Winter hasn’t given up on directing narratives — he recently sold a one-hour pilot to HBO, but “I don’t ever intend to stop making docs,” he said. “It’s the most creatively gratified I’ve ever been.” Meanwhile, he’s reconciling with his past in a more endearing fashion, by reuniting with Reeves for the long-awaited third entry in the “Bill & Ted” franchise entitled “Face the Music.” Reeves, who lent voiceover narration to Winter’s “Deep Web,” has remained a part of Winter’s inner circle over the years.

“Keanu and I are very, very close friends,” Winter said. “So it’s just a friendly, inviting environment. We’re talking all the time regardless, so it all felt like a creative endeavor for a group of friends.” The concept of a third “Bill & Ted,” tracking the time-traveling rock ’n’ roll dudes into midlife crises and fatherhood, had been tossed around for years. “We’ve been pretty philosophical about it, like if we could get it made, great,” he said, “but if it’s not going to get made to our creative specifications, we’re all perfectly happy not doing it.”

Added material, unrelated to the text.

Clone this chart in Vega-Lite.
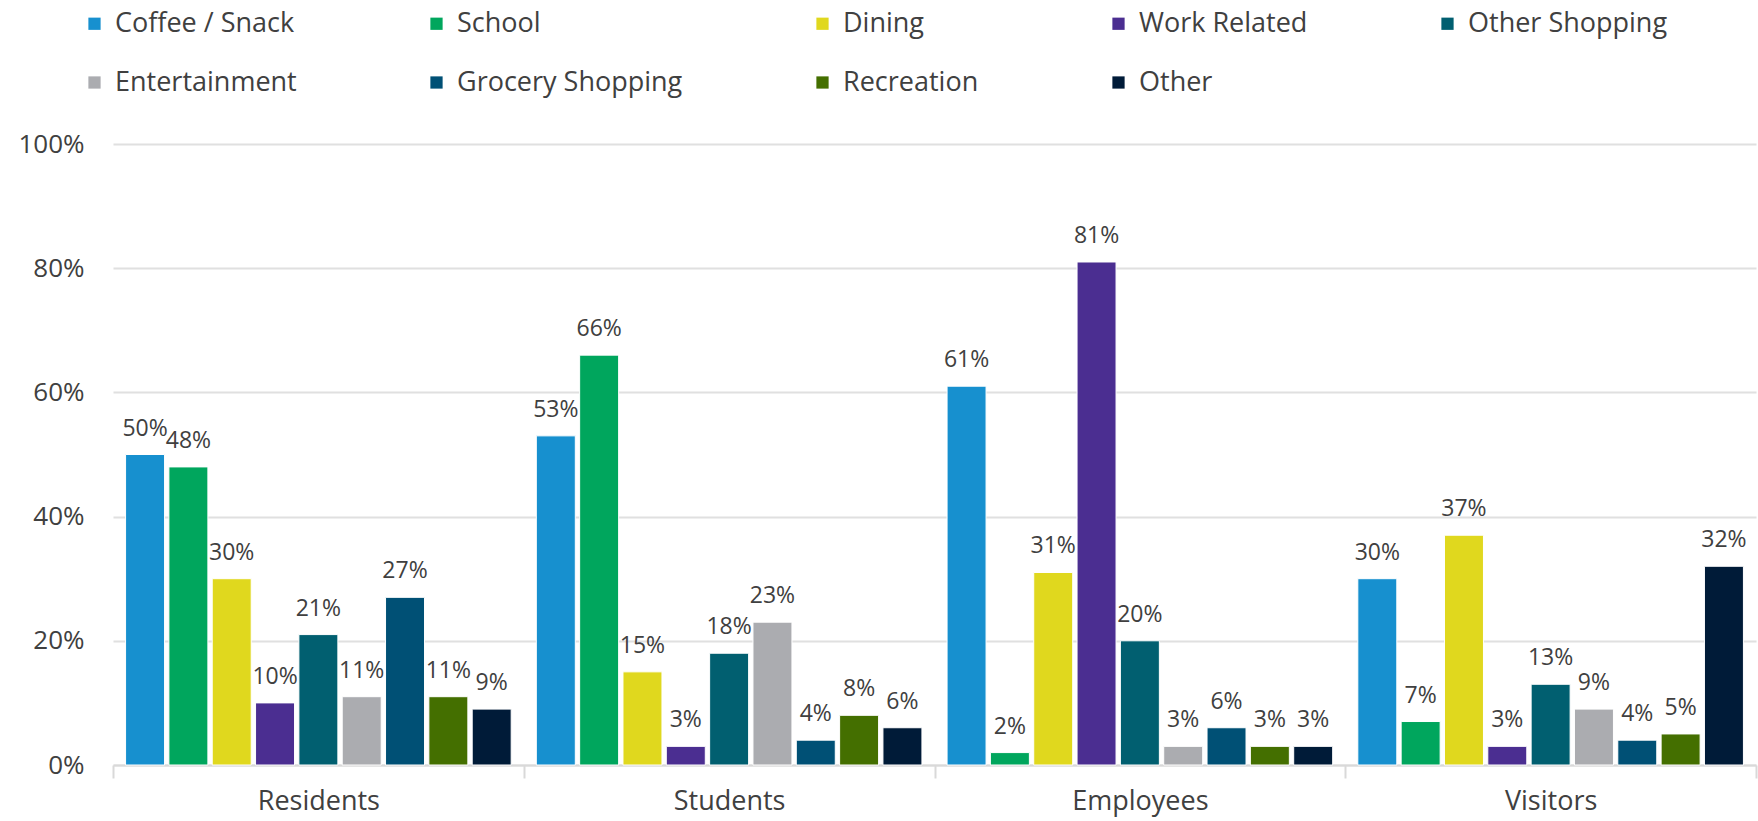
{
  "$schema": "https://vega.github.io/schema/vega-lite/v6.json",
  "autosize": "none",
  "width": 1643,
  "height": 621,
  "padding": {"left": 113, "top": 144, "right": 2, "bottom": 56},
  "background": "white",
  "config": {
    "font": "Open Sans",
    "view": {"stroke": null},
    "axis": {"labelColor": "#404040", "titleColor": "#404040"}
  },
  "data": {
    "values": [
      {"group": "Residents", "purpose": "Coffee / Snack", "share": 0.50},
      {"group": "Residents", "purpose": "School", "share": 0.48},
      {"group": "Residents", "purpose": "Dining", "share": 0.30},
      {"group": "Residents", "purpose": "Work Related", "share": 0.10},
      {"group": "Residents", "purpose": "Other Shopping", "share": 0.21},
      {"group": "Residents", "purpose": "Entertainment", "share": 0.11},
      {"group": "Residents", "purpose": "Grocery Shopping", "share": 0.27},
      {"group": "Residents", "purpose": "Recreation", "share": 0.11},
      {"group": "Residents", "purpose": "Other", "share": 0.09},
      {"group": "Students", "purpose": "Coffee / Snack", "share": 0.53},
      {"group": "Students", "purpose": "School", "share": 0.66},
      {"group": "Students", "purpose": "Dining", "share": 0.15},
      {"group": "Students", "purpose": "Work Related", "share": 0.03},
      {"group": "Students", "purpose": "Other Shopping", "share": 0.18},
      {"group": "Students", "purpose": "Entertainment", "share": 0.23},
      {"group": "Students", "purpose": "Grocery Shopping", "share": 0.04},
      {"group": "Students", "purpose": "Recreation", "share": 0.08},
      {"group": "Students", "purpose": "Other", "share": 0.06},
      {"group": "Employees", "purpose": "Coffee / Snack", "share": 0.61},
      {"group": "Employees", "purpose": "School", "share": 0.02},
      {"group": "Employees", "purpose": "Dining", "share": 0.31},
      {"group": "Employees", "purpose": "Work Related", "share": 0.81},
      {"group": "Employees", "purpose": "Other Shopping", "share": 0.20},
      {"group": "Employees", "purpose": "Entertainment", "share": 0.03},
      {"group": "Employees", "purpose": "Grocery Shopping", "share": 0.06},
      {"group": "Employees", "purpose": "Recreation", "share": 0.03},
      {"group": "Employees", "purpose": "Other", "share": 0.03},
      {"group": "Visitors", "purpose": "Coffee / Snack", "share": 0.30},
      {"group": "Visitors", "purpose": "School", "share": 0.07},
      {"group": "Visitors", "purpose": "Dining", "share": 0.37},
      {"group": "Visitors", "purpose": "Work Related", "share": 0.03},
      {"group": "Visitors", "purpose": "Other Shopping", "share": 0.13},
      {"group": "Visitors", "purpose": "Entertainment", "share": 0.09},
      {"group": "Visitors", "purpose": "Grocery Shopping", "share": 0.04},
      {"group": "Visitors", "purpose": "Recreation", "share": 0.05},
      {"group": "Visitors", "purpose": "Other", "share": 0.32}
    ]
  },
  "encoding": {
    "x": {
      "field": "group", "type": "nominal",
      "sort": ["Residents", "Students", "Employees", "Visitors"],
      "scale": {"paddingInner": 0, "paddingOuter": 0},
      "axis": {
        "title": null, "labelAngle": 0, "labelFontSize": 27, "labelPadding": 10,
        "tickBand": "extent", "tickSize": 13, "tickColor": "#d9d9d9", "tickWidth": 2,
        "domainColor": "#d9d9d9", "domainWidth": 2
      }
    },
    "xOffset": {
      "field": "purpose", "type": "nominal",
      "sort": ["Coffee / Snack", "School", "Dining", "Work Related", "Other Shopping", "Entertainment", "Grocery Shopping", "Recreation", "Other"],
      "scale": {"paddingInner": 0.1, "paddingOuter": 0.29}
    },
    "y": {
      "field": "share", "type": "quantitative",
      "scale": {"domain": [0, 1]},
      "axis": {
        "title": null, "format": ".0%", "values": [0, 0.2, 0.4, 0.6, 0.8, 1],
        "labelFontSize": 26, "labelPadding": 29, "domain": false, "ticks": false,
        "gridColor": "#e0e0e0", "gridWidth": 2
      }
    }
  },
  "layer": [
    {
      "mark": {"type": "bar", "stroke": "white", "strokeWidth": 1},
      "encoding": {
        "color": {
          "field": "purpose", "type": "nominal",
          "sort": ["Coffee / Snack", "School", "Dining", "Work Related", "Other Shopping", "Entertainment", "Grocery Shopping", "Recreation", "Other"],
          "scale": {
            "domain": ["Coffee / Snack", "School", "Dining", "Work Related", "Other Shopping", "Entertainment", "Grocery Shopping", "Recreation", "Other"],
            "range": ["#1790cf", "#00a65d", "#e0d81e", "#4b2e91", "#015f70", "#abacb0", "#005075", "#446f00", "#001b38"]
          },
          "legend": {
            "title": null, "orient": "none", "direction": "horizontal", "columns": 5,
            "legendX": -32, "legendY": -134,
            "symbolType": "square", "symbolSize": 150, "symbolStrokeWidth": 0,
            "labelFontSize": 27, "labelColor": "#404040", "labelOffset": 7, "labelLimit": 500,
            "columnPadding": 126, "rowPadding": 31, "padding": 0
          }
        }
      }
    },
    {
      "mark": {"type": "text", "baseline": "bottom", "dy": -14, "fontSize": 23, "color": "#404040"},
      "encoding": {
        "text": {"field": "share", "type": "quantitative", "format": ".0%"}
      }
    }
  ]
}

He said he was content with a script from co-writers Chris Matheson and Ed Solomon, which Dean Parisot will direct next year. Steven Soderbergh has offered his insight as an executive producer. “The idea is really just to make a sweet, enduring, and legitimately funny movie,” Winter said. “We genuinely believe these are timeless comic characters, not because they’re brilliant or anything, but just in terms of their cartoonish, clownish essence.”

Circling back to his current professional life, Winter compared the prospects of the next “Bill & Ted” movie to “Anvil!”, the documentary about aging heavy metal rockers past their prime and reuniting in middle age. “The affectionate nature of people trying to reunite as a rock band is a great comic conceit,” he said. He has plenty of documentary projects in the pipeline, some of which he’s not ready to talk about, but he’s keen on taking a breather. “I really just need to turn that entire side of my brain off,” he said, “and be the dumbass that Bill is for three months.”

Blockchain-based distribution company SingularDTV is releasing“Trust Machine: The Story of Blockchain,” which is now playing at Cinema Village through November 9. It opens in Los Angeles at the Laemmle Monica Center November 16.